English painter (1915–1975)

 Brayane Herbert Wynter (8 September 1915 - 2 February 1975) was one of the St. Ives group of British painters. His work was mainly abstract, drawing upon nature for inspiration.

Born in London, he was educated at Haileybury. In 1933 he began work as a trainee in his family's laundry business. In 1937–38 he studied at Westminster School of Art, and 1938–40 at the Slade School of Fine Art in London and Oxford. In the Second World War he was a conscientious objector, first working on land drainage in Oxfordshire, then looking after monkeys being studied by the zoologist Solly Zuckerman.

He settled in Zennor, Cornwall, in 1945, and in 1946 was co-founder of the Crypt Group. He married Susan Lethbridge, daughter of the writer Mabel Lethbridge whom he met in Cornwall. He taught at Bath Academy of Art, Corsham, from 1951 to 1956. He was a member of the London Group of artists, and of the Penwith Society of Arts. He died at Penzance, Cornwall. His auction record is £131,000 for his painting In the Streams Path (1958), set at Sotheby's on 11 November 2016. The work had been acquired by the pop star David Bowie in 1995 at the sale of the collection of Sir John Moores.

In 2001 he was the subject of Bryan Wynter: A Selected Retrospective at Tate St Ives.

Some of his most remarkable works are constructions which he titled IMOOS (Images Moving Out Onto Space). Using a parabolic mirror, he would hang contrasting pairs of painted shapes, which rotated freely. Their reversed reflections enlarged, appearing to move in opposite directions.

==Collections==

Nine of his works are in the Tate collection, and 14 in the collection of the British Council.

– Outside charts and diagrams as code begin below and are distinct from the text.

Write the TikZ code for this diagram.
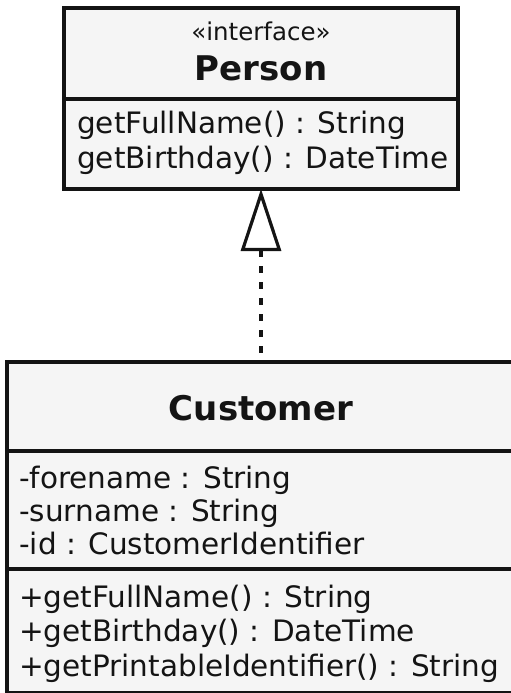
\documentclass[tikz,border=0pt]{standalone}
\usepackage{fontspec}
\setmainfont{DejaVu Sans}
\usepackage{xcolor}
\usetikzlibrary{arrows.meta, positioning}

\definecolor{boxfill}{HTML}{F5F5F5}
\definecolor{inkdark}{HTML}{141414}

\begin{document}
\begin{tikzpicture}[x=1pt, y=-1pt,
    every node/.style={text=inkdark},
    classbox/.style={rectangle, draw=inkdark, line width=3.6pt, fill=boxfill, inner sep=0pt, outer sep=0pt},
    stereo/.style={anchor=base, inner sep=0pt, font=\fontsize{24.5}{29}\selectfont},
    classname/.style={anchor=base, inner sep=0pt, font=\fontsize{34}{38}\selectfont\bfseries},
    member/.style={anchor=base west, inner sep=0pt, font=\fontsize{29.5}{34}\selectfont},
    realize/.style={line width=3.5pt, draw=inkdark, dash pattern=on 7pt off 9pt},
]
\useasboundingbox (0,0) rectangle (511,693);
\clip (0,0) rectangle (511,693);

% Interface
\node[classbox, anchor=north west, minimum width=394pt, minimum height=91pt] (personHead) at (64,8) {};
\node[classbox, below=0pt of personHead, minimum width=394pt, minimum height=90pt] (personOps) {};
\node[stereo] (stereo) at ([yshift=-33pt]personHead.north) {«interface»};
\node[classname] (personName) at ([yshift=-73pt]personHead.north) {Person};
\node[member] (personOp1) at ([xshift=13pt, yshift=-34pt]personOps.north west) {getFullName() : String};
\node[member] (personOp2) at ([xshift=13pt, yshift=-69pt]personOps.north west) {getBirthday() : DateTime};

% Class
\node[classbox, anchor=north west, minimum width=508pt, minimum height=89pt] (customerHead) at (7,362) {};
\node[classbox, below=0pt of customerHead, minimum width=508pt, minimum height=118pt] (customerAttrs) {};
\node[classbox, below=0pt of customerAttrs, minimum width=508pt, minimum height=124pt] (customerOps) {};
\node[classname] (customerName) at ([yshift=-58pt]customerHead.north) {Customer};
\node[member] (attr1) at ([xshift=12pt, yshift=-37pt]customerAttrs.north west) {-forename : String};
\node[member] (attr2) at ([xshift=12pt, yshift=-70pt]customerAttrs.north west) {-surname : String};
\node[member] (attr3) at ([xshift=12pt, yshift=-103pt]customerAttrs.north west) {-id : CustomerIdentifier};
\node[member] (op1) at ([xshift=12pt, yshift=-38pt]customerOps.north west) {+getFullName() : String};
\node[member] (op2) at ([xshift=12pt, yshift=-72pt]customerOps.north west) {+getBirthday() : DateTime};
\node[member] (op3) at ([xshift=12pt, yshift=-107pt]customerOps.north west) {+getPrintableIdentifier() : String};

% Realization
\draw[realize, {Triangle[open, length=62pt, width=40pt, line width=3.2pt]}-] (personOps.south) -- (customerHead.north);

\end{tikzpicture}
\end{document}
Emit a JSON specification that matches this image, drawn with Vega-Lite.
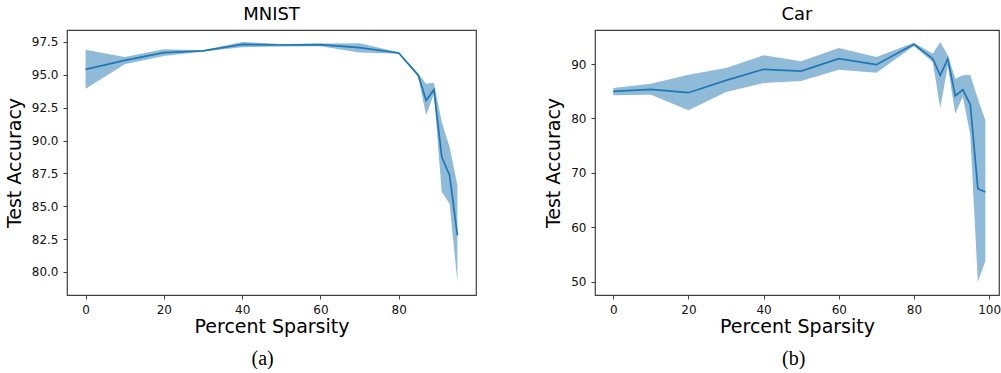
{
  "$schema": "https://vega.github.io/schema/vega-lite/v6.json",
  "padding": {"left": 4, "top": 5, "right": 0, "bottom": 0},
  "background": "white",
  "spacing": 67,
  "datasets": {
    "mnist": [
      {"x": 0, "mean": 95.42, "lo": 93.95, "hi": 96.9},
      {"x": 10, "mean": 96.1, "lo": 95.8, "hi": 96.36},
      {"x": 20, "mean": 96.69, "lo": 96.43, "hi": 96.94},
      {"x": 30, "mean": 96.82, "lo": 96.77, "hi": 96.87},
      {"x": 40, "mean": 97.32, "lo": 97.1, "hi": 97.5},
      {"x": 50, "mean": 97.27, "lo": 97.15, "hi": 97.35},
      {"x": 60, "mean": 97.3, "lo": 97.18, "hi": 97.38},
      {"x": 70, "mean": 97.07, "lo": 96.69, "hi": 97.4},
      {"x": 80, "mean": 96.66, "lo": 96.6, "hi": 96.72},
      {"x": 85, "mean": 94.97, "lo": 94.84, "hi": 95.09},
      {"x": 87, "mean": 93.06, "lo": 91.92, "hi": 94.33},
      {"x": 89, "mean": 93.87, "lo": 93.55, "hi": 94.4},
      {"x": 91, "mean": 88.75, "lo": 86.08, "hi": 91.41},
      {"x": 93, "mean": 87.36, "lo": 85.19, "hi": 89.51},
      {"x": 95, "mean": 82.79, "lo": 79.24, "hi": 86.59}
    ],
    "car": [
      {"x": 0, "mean": 84.98, "lo": 84.25, "hi": 85.59},
      {"x": 10, "mean": 85.35, "lo": 84.36, "hi": 86.38},
      {"x": 20, "mean": 84.73, "lo": 81.49, "hi": 88.03},
      {"x": 30, "mean": 87.0, "lo": 84.85, "hi": 89.26},
      {"x": 40, "mean": 89.03, "lo": 86.51, "hi": 91.6},
      {"x": 50, "mean": 88.71, "lo": 86.88, "hi": 90.49},
      {"x": 60, "mean": 90.98, "lo": 88.96, "hi": 92.94},
      {"x": 70, "mean": 89.88, "lo": 88.41, "hi": 91.29},
      {"x": 80, "mean": 93.62, "lo": 93.3, "hi": 93.9},
      {"x": 85, "mean": 90.98, "lo": 90.37, "hi": 91.9},
      {"x": 87, "mean": 87.92, "lo": 81.91, "hi": 94.04},
      {"x": 89, "mean": 90.98, "lo": 89.6, "hi": 91.6},
      {"x": 91, "mean": 84.12, "lo": 80.87, "hi": 87.3},
      {"x": 93, "mean": 85.28, "lo": 84.0, "hi": 87.92},
      {"x": 95, "mean": 82.53, "lo": 76.9, "hi": 88.0},
      {"x": 97, "mean": 67.09, "lo": 49.94, "hi": 83.6},
      {"x": 99, "mean": 66.48, "lo": 53.8, "hi": 79.65}
    ]
  },
  "config": {
    "font": "DejaVu Sans",
    "view": {"stroke": "#404040", "strokeWidth": 1.2},
    "axis": {
      "grid": false,
      "domain": false,
      "tickColor": "#404040",
      "tickSize": 4,
      "tickWidth": 1,
      "labelFont": "DejaVu Sans",
      "labelFontSize": 12,
      "labelColor": "#111111",
      "labelPadding": 5,
      "labelOverlap": false,
      "titleFont": "DejaVu Sans",
      "titleFontSize": 19,
      "titleFontWeight": "normal",
      "titleColor": "#000000"
    },
    "axisX": {"titlePadding": 2},
    "axisY": {"titlePadding": 7},
    "title": {"font": "DejaVu Sans", "fontSize": 18, "fontWeight": "normal", "color": "#000000", "offset": 6}
  },
  "hconcat": [
    {
      "title": {"text": "(a)", "orient": "bottom", "anchor": "middle", "frame": "bounds", "dx": 22, "font": "Liberation Serif", "fontSize": 20, "offset": 12},
      "vconcat": [
        {
          "title": {"text": "MNIST"},
          "width": 409,
          "height": 265,
          "data": {"name": "mnist"},
          "encoding": {
            "x": {"field": "x", "type": "quantitative", "title": "Percent Sparsity",
              "scale": {"domain": [-4.75, 99.75], "nice": false, "zero": false},
              "axis": {"values": [0, 20, 40, 60, 80]}}
          },
          "layer": [
            {
              "mark": {"type": "area", "color": "#1f77b4", "opacity": 0.5},
              "encoding": {
                "y": {"field": "lo", "type": "quantitative", "title": "Test Accuracy",
                  "scale": {"domain": [78.25, 98.41], "nice": false, "zero": false},
                  "axis": {"values": [80, 82.5, 85, 87.5, 90, 92.5, 95, 97.5], "format": ".1f"}},
                "y2": {"field": "hi"}
              }
            },
            {
              "mark": {"type": "line", "color": "#1f77b4", "strokeWidth": 1.7},
              "encoding": {"y": {"field": "mean", "type": "quantitative", "title": "Test Accuracy",
                  "axis": {"values": [80, 82.5, 85, 87.5, 90, 92.5, 95, 97.5], "format": ".1f"}}}
            }
          ]
        }
      ]
    },
    {
      "title": {"text": "(b)", "orient": "bottom", "anchor": "middle", "frame": "bounds", "dx": 21, "font": "Liberation Serif", "fontSize": 20, "offset": 12},
      "vconcat": [
        {
          "title": {"text": "Car"},
          "width": 404,
          "height": 265,
          "data": {"name": "car"},
          "encoding": {
            "x": {"field": "x", "type": "quantitative", "title": "Percent Sparsity",
              "scale": {"domain": [-4.87, 102.63], "nice": false, "zero": false},
              "axis": {"values": [0, 20, 40, 60, 80, 100]}}
          },
          "layer": [
            {
              "mark": {"type": "area", "color": "#1f77b4", "opacity": 0.5},
              "encoding": {
                "y": {"field": "lo", "type": "quantitative", "title": "Test Accuracy",
                  "scale": {"domain": [47.55, 96.25], "nice": false, "zero": false},
                  "axis": {"values": [50, 60, 70, 80, 90]}},
                "y2": {"field": "hi"}
              }
            },
            {
              "mark": {"type": "line", "color": "#1f77b4", "strokeWidth": 1.7},
              "encoding": {"y": {"field": "mean", "type": "quantitative", "title": "Test Accuracy",
                  "axis": {"values": [50, 60, 70, 80, 90]}}}
            }
          ]
        }
      ]
    }
  ]
}
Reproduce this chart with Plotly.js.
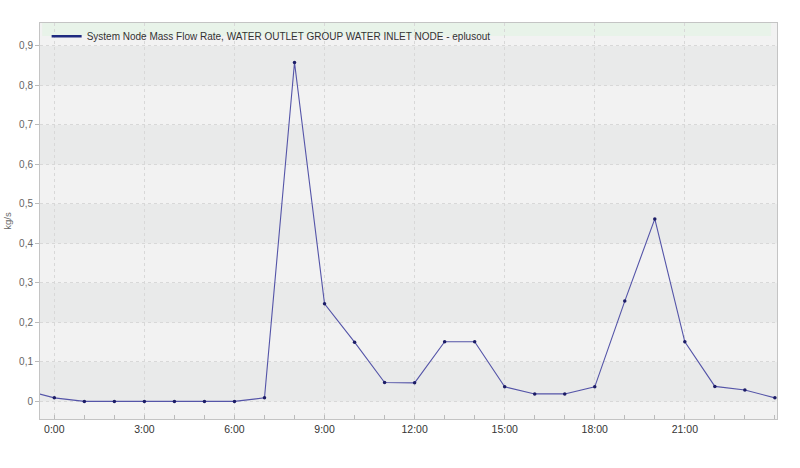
<!DOCTYPE html>
<html>
<head>
<meta charset="utf-8">
<script src="https://cdn.plot.ly/plotly-3.0.1.min.js"></script>
<style>
  html, body { margin: 0; padding: 0; background: #ffffff; }
  #chart { width: 800px; height: 468px; }
</style>
</head>
<body>
<div id="chart"></div>
<script>
// Hours of the day (the -1 point is the previous day's last value, clipped by the axis)
const hours = [-1, 0, 1, 2, 3, 4, 5, 6, 7, 8, 9, 10, 11, 12, 13, 14, 15, 16, 17, 18, 19, 20, 21, 22, 23, 24];
// System Node Mass Flow Rate, kg/s
const massFlow = [0.029, 0.009, 0, 0, 0, 0, 0, 0, 0.009, 0.858, 0.247, 0.150, 0.048, 0.047, 0.151, 0.151,
                  0.037, 0.019, 0.019, 0.037, 0.254, 0.462, 0.151, 0.038, 0.029, 0.009];
const seriesName = 'System Node Mass Flow Rate, WATER OUTLET GROUP WATER INLET NODE - eplusout';
const xTickVals = [0, 3, 6, 9, 12, 15, 18, 21];
const xTickText = ['0:00', '3:00', '6:00', '9:00', '12:00', '15:00', '18:00', '21:00'];
const yTickVals = [0, 0.1, 0.2, 0.3, 0.4, 0.5, 0.6, 0.7, 0.8, 0.9];
const yTickText = ['0', '0,1', '0,2', '0,3', '0,4', '0,5', '0,6', '0,7', '0,8', '0,9'];
const yTitle = 'kg/s';

const yMin = -0.0445, yMax = 0.958;

// alternating background bands between y gridlines
const shapes = [];
for (let i = 0; i < yTickVals.length - 1; i += 2) {
  shapes.push({type: 'rect', xref: 'paper', yref: 'y', x0: 0, x1: 1,
               y0: yTickVals[i], y1: yTickVals[i + 1],
               fillcolor: '#e9eaea', line: {width: 0}, layer: 'below'});
}
// legend strip at top of plot
shapes.push({type: 'rect', xref: 'paper', yref: 'paper', x0: 0.003, x1: 0.992, y0: 0.967, y1: 1,
             fillcolor: '#e8f3e9', line: {width: 0}, layer: 'below'});

const traces = [
  {x: hours, y: massFlow, type: 'scatter', mode: 'lines+markers', showlegend: false,
   line: {color: '#5454a8', width: 1.1},
   marker: {color: '#1c1c66', size: 3.5}},
  {x: [null], y: [null], type: 'scatter', mode: 'lines', name: seriesName,
   line: {color: '#1f2a80', width: 2.5}}
];

const layout = {
  width: 800, height: 468,
  margin: {l: 40, r: 23, t: 23, b: 49, pad: 0},
  paper_bgcolor: '#ffffff',
  plot_bgcolor: '#f2f2f2',
  separators: ', ',
  font: {family: 'Liberation Sans, Arial, sans-serif', size: 10, color: '#555'},
  showlegend: true,
  legend: {x: 0.009, y: 1.003, xanchor: 'left', yanchor: 'top', bgcolor: 'rgba(0,0,0,0)',
           font: {size: 10, color: '#333'}, borderwidth: 0, tracegroupgap: 0,
           itemwidth: 30},
  shapes: shapes,
  xaxis: {
    range: [-0.477, 24.07],
    tickvals: xTickVals, ticktext: xTickText,
    ticks: 'inside', ticklen: 4, tickcolor: '#bbb',
    tickfont: {size: 10.5, color: '#333'},
    showgrid: true, gridcolor: '#d8d8d8', griddash: 'dot', gridwidth: 1,
    minor: {dtick: 1, tick0: 0, ticks: 'inside', ticklen: 4, tickcolor: '#bbb', showgrid: false},
    showline: true, linecolor: '#c4c4c4', linewidth: 1, mirror: true,
    zeroline: false, fixedrange: true
  },
  yaxis: {
    range: [yMin, yMax],
    tickvals: yTickVals, ticktext: yTickText,
    ticks: 'outside', ticklen: 4, tickcolor: '#bbb',
    tickfont: {size: 10, color: '#666'},
    showgrid: true, gridcolor: '#d8d8d8', griddash: 'dot', gridwidth: 1,
    showline: true, linecolor: '#c4c4c4', linewidth: 1, mirror: true,
    zeroline: false,
    title: {text: yTitle, font: {size: 9.5, color: '#666'}, standoff: 5},
    fixedrange: true
  }
};

Plotly.newPlot('chart', traces, layout, {displayModeBar: false, staticPlot: true});
</script>
</body>
</html>
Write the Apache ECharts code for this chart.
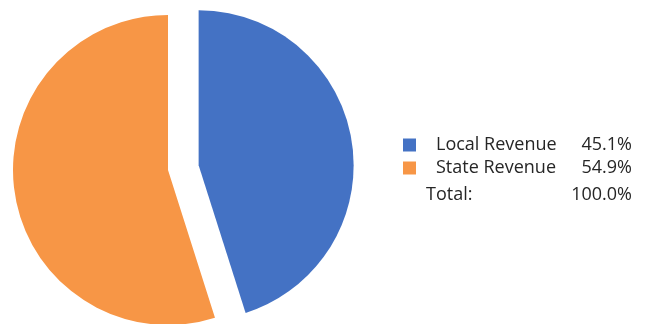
<!doctype html>
<html>
<head>
<meta charset="UTF-8">
<title>Revenue</title>
<script src="https://cdn.jsdelivr.net/npm/echarts@6/dist/echarts.min.js"></script>
<style>
  html, body { margin: 0; padding: 0; background: #fff; }
  #main { width: 646px; height: 324px; }
</style>
</head>
<body>
<div id="main"></div>
<script>
// data
var categories = ['Local Revenue', 'State Revenue'];
var shares = [45.1, 54.9];
var colors = ['#4472C4', '#F79646'];

var total = shares.reduce(function (a, b) { return a + b; }, 0);
var font = '"Open Sans", sans-serif';

var chart = echarts.init(document.getElementById('main'));

var pieData = categories.map(function (name, i) {
  return {
    name: name,
    value: shares[i],
    selected: i === 0,
    itemStyle: { color: colors[i] }
  };
});

var option = {
  animation: false,
  legend: {
    orient: 'vertical',
    left: 403,
    top: 136,
    padding: 0,
    itemWidth: 13,
    itemHeight: 13,
    itemGap: 5,
    icon: 'rect',
    selectedMode: false,
    data: categories,
    formatter: function (name) {
      var i = categories.indexOf(name);
      return '{n|' + name + '}{p|' + shares[i].toFixed(1) + '%}';
    },
    textStyle: {
      rich: {
        n: { width: 125, padding: [0, 0, 0, 15], fontSize: 18, color: '#262626', fontFamily: font },
        p: { width: 71, align: 'right', fontSize: 18, color: '#262626', fontFamily: font }
      }
    }
  },
  graphic: [
    {
      type: 'text', left: 426, top: 186,
      style: { text: 'Total:', fontSize: 18, fill: '#262626', fontFamily: font }
    },
    {
      type: 'text', right: 14, top: 186,
      style: { text: total.toFixed(1) + '%', fontSize: 18, fill: '#262626', fontFamily: font, textAlign: 'right' }
    }
  ],
  series: [{
    type: 'pie',
    center: [168, 170],
    radius: 155,
    startAngle: 90,
    clockwise: true,
    selectedMode: 'single',
    selectedOffset: 31,
    label: { show: false },
    labelLine: { show: false },
    emphasis: { disabled: true },
    data: pieData
  }]
};

chart.setOption(option);
</script>
</body>
</html>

His works are also in the collections of the Arts Council, the National Galleries of Scotland, the National Museum & Gallery of Wales, Kelvingrove Art Gallery & Museum, Glasgow, Southampton City Art Gallery, York City Art Gallery, the Ferens Art Gallery, Hull, the Government Art Collection, the Towner Gallery, Eastbourne, Bristol City Museum and Art Gallery, the Usher Gallery, Rugby Art Gallery and Museum, Birmingham Museum & Art Gallery, Abbot Hall Art Gallery, Kendal, the Whitworth Art Gallery and Leeds City Art Gallery.